The authors are members of the Greens group in the European Parliament, who expressed their views in an open letter to European Commission President Ursula von der Leyen and Budget Commissioner Johannes Hahn.
Today, we’re at a momentum the likes of which the European Union has rarely experienced.
After concluding a common borrowing on behalf of the 27 member states to counter the effects of the COVID-19 pandemic, Europe finds itself confronted on its own soil with a war in which we must support Ukraine in every possible way, starting with financial support.
At the same time, Europe is expected to lead the continent’s necessary ecological transition. It must also take into account the need to support Europe’s most fragile citizens and those most exposed to the consequences of these challenges.

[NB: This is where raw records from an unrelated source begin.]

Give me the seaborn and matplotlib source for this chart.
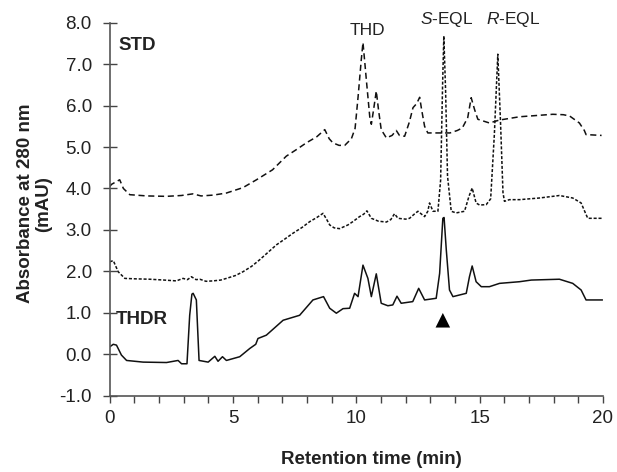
import numpy as np
import pandas as pd
import seaborn as sns
from matplotlib import pyplot as plt
from matplotlib.ticker import MultipleLocator

# ------------------------------
# クロマトグラムのデータ
# ------------------------------
std_t = [0.0, 0.07, 0.4, 0.55, 0.81, 1.5, 2.3, 2.9, 3.37, 3.7, 4.2, 4.73, 5.4, 5.95,
         6.6, 7.16, 7.6, 7.97, 8.4, 8.72, 8.9, 9.05, 9.3, 9.53, 9.8, 9.95, 10.07, 10.2,
         10.27, 10.35, 10.41, 10.55, 10.61, 10.7, 10.81, 10.9, 11.01, 11.22, 11.45,
         11.62, 11.75, 11.96, 12.15, 12.3, 12.45, 12.57, 12.65, 12.77, 12.9, 13.38,
         13.8, 14.1, 14.3, 14.52, 14.66, 14.8, 14.93, 15.4, 15.8, 16.62, 17.3, 17.97,
         18.4, 18.65, 19.05, 19.25, 19.32, 19.95]
std_v = [4.05, 4.10, 4.21, 4.00, 3.85, 3.82, 3.81, 3.83, 3.87, 3.82, 3.84, 3.89, 4.02,
         4.21, 4.45, 4.78, 4.95, 5.10, 5.25, 5.42, 5.20, 5.10, 5.04, 5.04, 5.20, 5.45,
         6.20, 7.10, 7.52, 7.00, 6.60, 5.70, 5.55, 5.90, 6.35, 5.90, 5.42, 5.22, 5.28,
         5.40, 5.28, 5.26, 5.60, 5.95, 6.05, 6.20, 5.90, 5.50, 5.34, 5.34, 5.34, 5.40,
         5.46, 5.71, 6.19, 5.90, 5.67, 5.58, 5.65, 5.73, 5.76, 5.79, 5.78, 5.75, 5.58,
         5.40, 5.30, 5.28]

mix_t = [0.0, 0.14, 0.34, 0.61, 1.0, 1.62, 2.2, 2.7, 2.97, 3.15, 3.31, 3.5, 3.65, 3.9,
         4.19, 4.5, 4.73, 5.1, 5.4, 5.75, 6.08, 6.4, 6.76, 7.1, 7.43, 7.8, 8.11, 8.4,
         8.65, 8.8, 8.92, 9.1, 9.32, 9.66, 9.86, 10.13, 10.3, 10.43, 10.61, 10.9, 11.22,
         11.4, 11.55, 11.69, 12.0, 12.16, 12.35, 12.5, 12.77, 12.9, 12.97, 13.11, 13.31,
         13.42, 13.5, 13.55, 13.62, 13.7, 13.85, 14.05, 14.39, 14.57, 14.7, 14.86, 15.0,
         15.27, 15.45, 15.6, 15.74, 15.85, 15.95, 16.01, 16.21, 16.62, 17.43, 18.24,
         18.78, 19.12, 19.3, 19.39, 19.99]
mix_v = [2.23, 2.26, 1.99, 1.83, 1.82, 1.81, 1.79, 1.77, 1.83, 1.80, 1.87, 1.80, 1.81,
         1.76, 1.77, 1.79, 1.83, 1.90, 1.99, 2.12, 2.28, 2.45, 2.64, 2.78, 2.92, 3.06,
         3.20, 3.30, 3.40, 3.25, 3.12, 3.05, 3.03, 3.12, 3.20, 3.32, 3.38, 3.46, 3.28,
         3.21, 3.19, 3.25, 3.39, 3.28, 3.26, 3.28, 3.38, 3.45, 3.32, 3.45, 3.65, 3.45,
         3.45, 4.20, 6.50, 7.68, 6.40, 4.30, 3.45, 3.41, 3.45, 3.81, 4.01, 3.65, 3.60,
         3.61, 3.75, 5.30, 7.24, 5.60, 3.90, 3.69, 3.73, 3.73, 3.77, 3.83, 3.77, 3.65,
         3.40, 3.28, 3.28]

thdr_t = [0.0, 0.14, 0.27, 0.47, 0.68, 1.35, 2.3, 2.77, 2.91, 3.13, 3.24, 3.33, 3.38,
          3.51, 3.62, 3.99, 4.26, 4.39, 4.57, 4.73, 5.27, 5.68, 5.92, 6.01, 6.35, 7.03,
          7.7, 8.24, 8.67, 8.92, 9.19, 9.46, 9.73, 9.93, 10.07, 10.27, 10.47, 10.61,
          10.81, 11.01, 11.28, 11.48, 11.65, 11.82, 12.29, 12.53, 12.77, 13.24, 13.38,
          13.51, 13.56, 13.65, 13.78, 13.92, 14.46, 14.59, 14.7, 14.86, 15.07, 15.4,
          15.81, 16.62, 17.1, 18.24, 18.78, 19.12, 19.32, 19.99]
thdr_v = [0.18, 0.24, 0.22, -0.02, -0.15, -0.19, -0.20, -0.15, -0.23, -0.23, 0.94, 1.45,
          1.47, 1.31, -0.15, -0.19, -0.05, -0.17, -0.06, -0.15, -0.06, 0.14, 0.24, 0.38,
          0.46, 0.82, 0.94, 1.31, 1.39, 1.11, 0.99, 1.10, 1.11, 1.47, 1.39, 2.15, 1.83,
          1.39, 1.94, 1.23, 1.17, 1.19, 1.40, 1.23, 1.27, 1.59, 1.31, 1.35, 1.95, 3.28,
          3.30, 2.52, 1.55, 1.39, 1.47, 1.87, 2.13, 1.75, 1.63, 1.63, 1.71, 1.75, 1.79,
          1.81, 1.71, 1.55, 1.31, 1.31]

# ピーク名と▲の位置
peak_names = ["THD", "$\\it{S}$-EQL", "$\\it{R}$-EQL"]
peak_t = [10.46, 13.68, 16.36]
peak_v = [7.82, 8.07, 8.07]
arrow_t = [13.51]
arrow_v = [0.82]

sns.set_style("ticks")
plt.rcParams["font.family"] = ["Liberation Sans", "DejaVu Sans"]
plt.rcParams["mathtext.fontset"] = "custom"
plt.rcParams["mathtext.it"] = "Liberation Sans:italic"
plt.rcParams["mathtext.rm"] = "Liberation Sans"

fig = plt.figure(figsize=(6.17, 4.72), dpi=100)
ax = fig.add_axes([0.178, 0.1617, 0.799, 0.7902])

std = pd.DataFrame({"t": std_t, "v": std_v})
mix = pd.DataFrame({"t": mix_t, "v": mix_v})
thdr = pd.DataFrame({"t": thdr_t, "v": thdr_v})

sns.lineplot(data=std, x="t", y="v", ax=ax, color="#111111", lw=1.1,
             linestyle=(0, (4, 2.4)), estimator=None)
sns.lineplot(data=mix, x="t", y="v", ax=ax, color="#111111", lw=1.1,
             linestyle=(0, (2, 1.2)), estimator=None)
sns.lineplot(data=thdr, x="t", y="v", ax=ax, color="#111111", lw=1.1,
             estimator=None)
sns.scatterplot(x=arrow_t, y=arrow_v, ax=ax, marker="^", s=110, color="black",
                edgecolor="none")

for name, t, v in zip(peak_names, peak_t, peak_v):
    ax.text(t, v, name, ha="center", va="center", fontsize=12.5, color="#222222")
ax.text(0.34, 7.44, "STD", ha="left", va="center", fontsize=13.5,
        fontweight="bold", color="#222222")
ax.text(0.24, 0.83, "THDR", ha="left", va="center", fontsize=13.5,
        fontweight="bold", color="#222222")

ax.set_xlim(0, 20)
ax.set_ylim(-1, 8)
ax.xaxis.set_major_locator(MultipleLocator(5))
ax.xaxis.set_minor_locator(MultipleLocator(1))
ax.yaxis.set_major_locator(MultipleLocator(1))
ax.yaxis.set_major_formatter(lambda y, pos: f"{y:.1f}")
ax.tick_params(axis="x", which="both", direction="out", length=5, width=1,
               color="#444444", labelsize=13.5, labelcolor="#222222", pad=5)
ax.tick_params(axis="y", direction="inout", length=10, width=1,
               color="#444444", labelsize=13.5, labelcolor="#222222", pad=8)
for s in ["left", "bottom"]:
    ax.spines[s].set_color("#555555")
    ax.spines[s].set_linewidth(1.2)
sns.despine(ax=ax)

ax.set_xlabel("Retention time (min)", fontsize=13.5, fontweight="bold",
              color="#222222")
ax.set_ylabel("Absorbance at 280 nm\n(mAU)", fontsize=13.5, fontweight="bold",
              multialignment="center", linespacing=1.12, color="#222222")
ax.xaxis.set_label_coords(0.53, -0.148)
ax.yaxis.set_label_coords(-0.117, 0.515)

plt.savefig("out.png", dpi=100)
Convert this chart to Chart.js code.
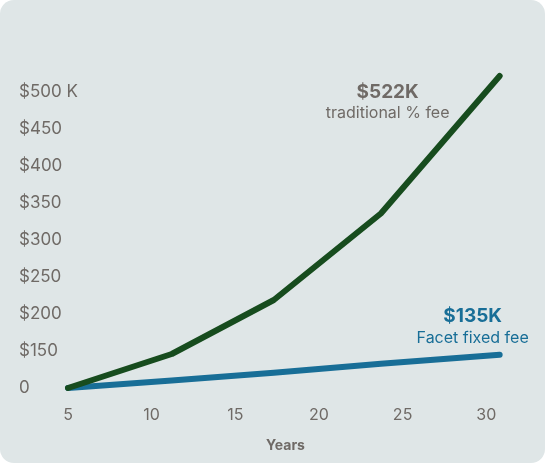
<!DOCTYPE html>
<html>
<head>
<meta charset="utf-8">
<script src="https://cdn.jsdelivr.net/npm/chart.js@4.4.1/dist/chart.umd.min.js"></script>
<style>
  html, body { margin: 0; padding: 0; background: #ffffff; }
  .panel {
    position: absolute; left: 0; top: 0; width: 545px; height: 463px;
    background: #dfe6e7; border-radius: 14px;
  }
  .wrap { position: absolute; left: 0; top: 0; width: 547px; height: 465px; }
</style>
</head>
<body>
<div class="panel"></div>
<div class="wrap"><canvas id="myChart" width="547" height="465"></canvas></div>
<script>
// values in $K
var years = [5, 11.2, 17.3, 23.7, 30.8];
var traditionalFee = [0, 138, 219, 336, 522];
var facetFee = [0, 30, 62, 98, 135];
var seriesNames = ['traditional % fee', 'Facet fixed fee'];
var xTicks = [5, 10, 15, 20, 25, 30];
var yTicks = [0, 150, 200, 250, 300, 350, 400, 450, 500];

var grey = '#6f6a66';
var green = '#174c1e';
var blue = '#186e97';

// y axis in the picture is evenly spaced but jumps 0 -> 150
function toStep(v) {
  var first = yTicks[1], step = yTicks[2] - yTicks[1];
  return v <= first ? v / first : 1 + (v - first) / step;
}
function fromStep(s) {
  var first = yTicks[1], step = yTicks[2] - yTicks[1];
  return s <= 1 ? s * first : first + (s - 1) * step;
}

class SteppedScale extends Chart.LinearScale {
  buildTicks() {
    return yTicks.map(function(v){ return {value: v}; });
  }
  getPixelForValue(v) {
    return this.getPixelForDecimal(toStep(v) / toStep(this.max));
  }
  getValueForPixel(p) {
    return fromStep(this.getDecimalForPixel(p) * toStep(this.max));
  }
}
SteppedScale.id = 'stepped';
SteppedScale.defaults = Chart.LinearScale.defaults;
Chart.register(SteppedScale);

function points(xs, ys) {
  return xs.map(function(x, i){ return {x: x, y: ys[i]}; });
}

var endLabels = {
  id: 'endLabels',
  afterDatasetsDraw: function(chart) {
    var ctx = chart.ctx;
    chart.data.datasets.forEach(function(ds, i) {
      var meta = chart.getDatasetMeta(i);
      var last = meta.data[meta.data.length - 1];
      var val = ds.data[ds.data.length - 1].y;
      var o = ds.labelOffset;
      ctx.save();
      ctx.fillStyle = ds.labelColor;
      ctx.textAlign = 'center';
      ctx.textBaseline = 'middle';
      ctx.font = 'bold 19px Inter';
      ctx.fillText('$' + val + 'K', last.x + o[0], last.y + o[1]);
      ctx.font = '16px Inter';
      ctx.fillText(ds.label, last.x + o[0], last.y + o[1] + 21);
      ctx.restore();
    });
  }
};

Chart.defaults.font.family = 'Inter';
Chart.defaults.color = grey;

var ctx = document.getElementById('myChart');
new Chart(ctx, {
  type: 'line',
  data: {
    datasets: [{
      label: seriesNames[0],
      data: points(years, traditionalFee),
      borderColor: green,
      labelColor: grey,
      labelOffset: [-112, 16]
    }, {
      label: seriesNames[1],
      data: points(years, facetFee),
      borderColor: blue,
      labelColor: blue,
      labelOffset: [-27, -38]
    }]
  },
  options: {
    responsive: false,
    animation: false,
    clip: false,
    elements: {
      line: { borderWidth: 6, tension: 0, borderCapStyle: 'round', borderJoinStyle: 'round' },
      point: { radius: 0 }
    },
    layout: { padding: { left: 19, top: 76, right: 44, bottom: 0 } },
    plugins: { legend: { display: false }, tooltip: { enabled: false } },
    scales: {
      x: {
        type: 'linear',
        min: 5,
        max: 31,
        grid: { display: false },
        border: { display: false },
        afterBuildTicks: function(scale) {
          scale.ticks = xTicks.map(function(v){ return {value: v}; });
        },
        afterFit: function(scale) { scale.height = 77; },
        ticks: { font: { size: 16 }, padding: 10, maxRotation: 0 },
        title: { display: true, text: 'Years', font: { size: 14, weight: 'bold' }, padding: { bottom: 11 } }
      },
      y: {
        type: 'stepped',
        min: 0,
        max: 522,
        grid: { display: false },
        border: { display: false },
        afterFit: function(scale) { scale.width = 49; },
        ticks: {
          font: { size: 17 },
          mirror: true,
          crossAlign: 'near',
          padding: -49,
          callback: function(v) {
            if (v === 0) return '0';
            return v === yTicks[yTicks.length - 1] ? '$' + v + ' K' : '$' + v;
          }
        }
      }
    }
  },
  plugins: [endLabels]
});
</script>
</body>
</html>
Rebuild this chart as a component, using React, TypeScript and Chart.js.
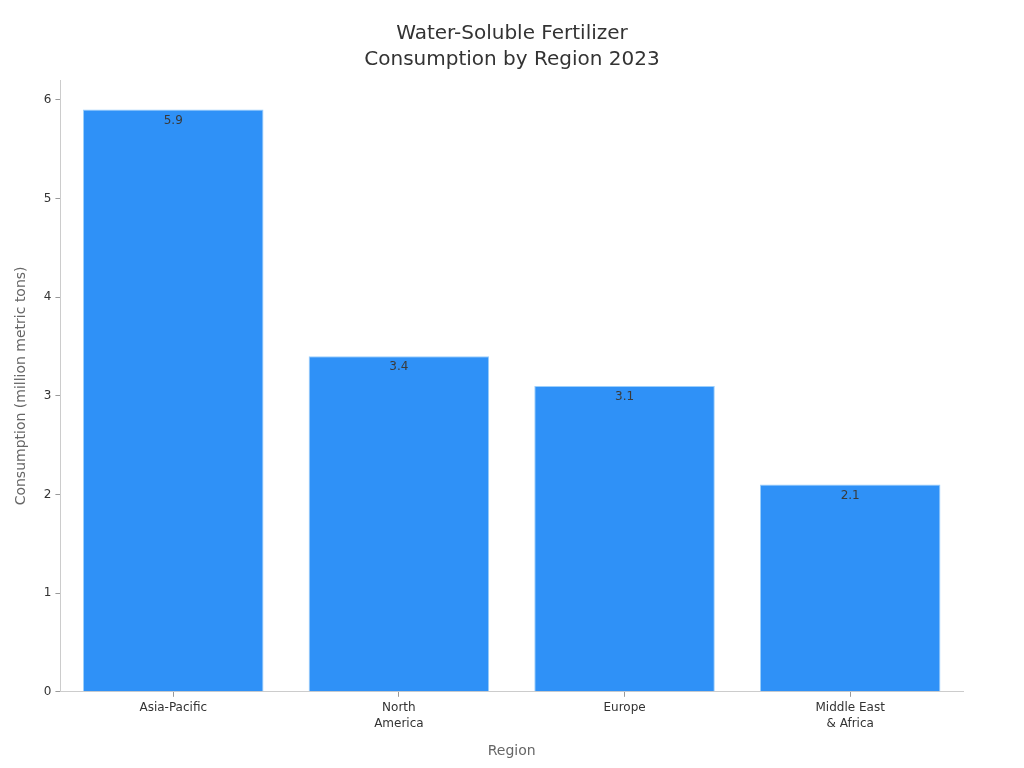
import { useEffect, useRef } from 'react';
import { Chart, registerables } from 'chart.js';

Chart.register(...registerables);

const regions = [['Asia-Pacific'], ['North', 'America'], ['Europe'], ['Middle East', '& Africa']];
const consumption = [5.9, 3.4, 3.1, 2.1];
const titleLines = ['Water-Soluble Fertilizer', 'Consumption by Region 2023'];

const FONT = '"DejaVu Sans", sans-serif';

// title centred on the whole canvas, not on the padded layout box
const centredTitle = {
  id: 'centredTitle',
  afterDraw(chart: Chart) {
    const ctx = chart.ctx;
    ctx.save();
    ctx.font = `20px ${FONT}`;
    ctx.fillStyle = '#333333';
    ctx.textAlign = 'center';
    ctx.textBaseline = 'middle';
    titleLines.forEach((line, i) => {
      ctx.fillText(line, chart.width / 2, 34 + i * 26);
    });
    ctx.restore();
  },
};

// writes the value just under the top edge of each bar
const barLabels = {
  id: 'barLabels',
  afterDatasetsDraw(chart: Chart) {
    const ctx = chart.ctx;
    const meta = chart.getDatasetMeta(0);
    ctx.save();
    ctx.font = `12px ${FONT}`;
    ctx.fillStyle = '#3a3a3a';
    ctx.textAlign = 'center';
    ctx.textBaseline = 'middle';
    meta.data.forEach((bar: any, i: number) => {
      ctx.fillText(String(consumption[i]), bar.x, bar.y + 11);
    });
    ctx.restore();
  },
};

export default function App() {
  const canvasRef = useRef<HTMLCanvasElement>(null);
  const chartRef = useRef<Chart | null>(null);

  useEffect(() => {
    document.body.style.margin = '0';
    if (!canvasRef.current) return;
    const ctx = canvasRef.current.getContext('2d');
    if (!ctx) return;

    chartRef.current = new Chart(ctx, {
      type: 'bar',
      data: {
        labels: regions,
        datasets: [
          {
            data: consumption,
            backgroundColor: '#2f91f7',
            borderColor: '#9ccffb',
            borderWidth: 1,
            barPercentage: 0.8,
            categoryPercentage: 1,
          },
        ],
      },
      options: {
        responsive: true,
        maintainAspectRatio: false,
        animation: false,
        layout: { padding: { top: 80, right: 61, bottom: 8, left: 13 } },
        plugins: {
          legend: { display: false },
          tooltip: { enabled: false },
          title: { display: false },
        },
        scales: {
          x: {
            grid: { display: true, offset: false, drawOnChartArea: false, drawTicks: true, tickLength: 5, color: '#999999' },
            border: { color: '#cccccc' },
            ticks: { color: '#333333', font: { family: FONT, size: 12, lineHeight: 1.35 }, padding: 3 },
            title: {
              display: true,
              text: 'Region',
              color: '#666666',
              font: { family: FONT, size: 14 },
              padding: { top: 8, bottom: 0 },
            },
          },
          y: {
            min: 0,
            max: 6.2,
            afterBuildTicks: (scale: any) => {
              scale.ticks = scale.ticks.filter((t: any) => Number.isInteger(t.value));
            },
            grid: { display: true, drawOnChartArea: false, drawTicks: true, tickLength: 5, color: '#999999' },
            border: { color: '#cccccc' },
            ticks: { stepSize: 1, color: '#333333', font: { family: FONT, size: 12 }, padding: 4 },
            title: {
              display: true,
              text: 'Consumption (million metric tons)',
              color: '#666666',
              font: { family: FONT, size: 14 },
              padding: { top: 0, bottom: 10 },
            },
          },
        },
      },
      plugins: [barLabels, centredTitle],
    });

    return () => {
      if (chartRef.current) {
        chartRef.current.destroy();
        chartRef.current = null;
      }
    };
  }, []);

  return (
    <div style={{ width: 1024, height: 768, position: 'relative', background: '#ffffff' }}>
      <canvas ref={canvasRef} />
    </div>
  );
}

However, given the resources we need to respond to these emergencies and challenges, one can only realise that the European Union’s coffers are empty.
The inevitable question is then: who will pay?
Recourse to debt cannot be the only answer, nor is it a solution on which there is much consensus.
The other option, if we remain passive, is to reduce the Union’s ordinary budget, which is already too low. This is clearly unacceptable.
We therefore need to show unprecedented and absolute voluntarism if we are really to meet the challenges of our time: a new, fairer model of taxation.
There can be no climate, ecological, economic or social justice without tax justice.
How can we still legitimise wealth levels that are so concentrated in the hands of a few, when, for example, a third of French people live on 100 euros after the 10th of the month?
And above all, how can we accept the fact that the richer a person is, the less tax they pay?
Numerous calls are emerging in Europe and around the world to (finally) make the big multinationals and the richest people contribute, as they accumulate colossal fortunes without paying their fair share of taxes.
The aim is nothing less than to make those who got rich during the crisis – starting with fossil fuel companies, digital multinationals and the very rich – pay their fair share. Some of the world’s most renowned economists are calling for this. This demand is becoming increasingly consensual. Its acceptability has never been so high.
The European Union must live up to this expectation and create a new tax system based on taxing the wealthiest and taxing financial transactions. At a time when the world’s stock markets are exploding, and the sums involved are astronomical, their holders need to come back down to earth and contribute to the real economy.
This tax is popular, fair, and in no way alters the day-to-day economy. It already exists in several EU countries, and harmonizing it across the 27 requires only political courage.
Madam President, Commissioner, we MEPs urge you to include these new forms of taxation in the next proposal for EU own resources.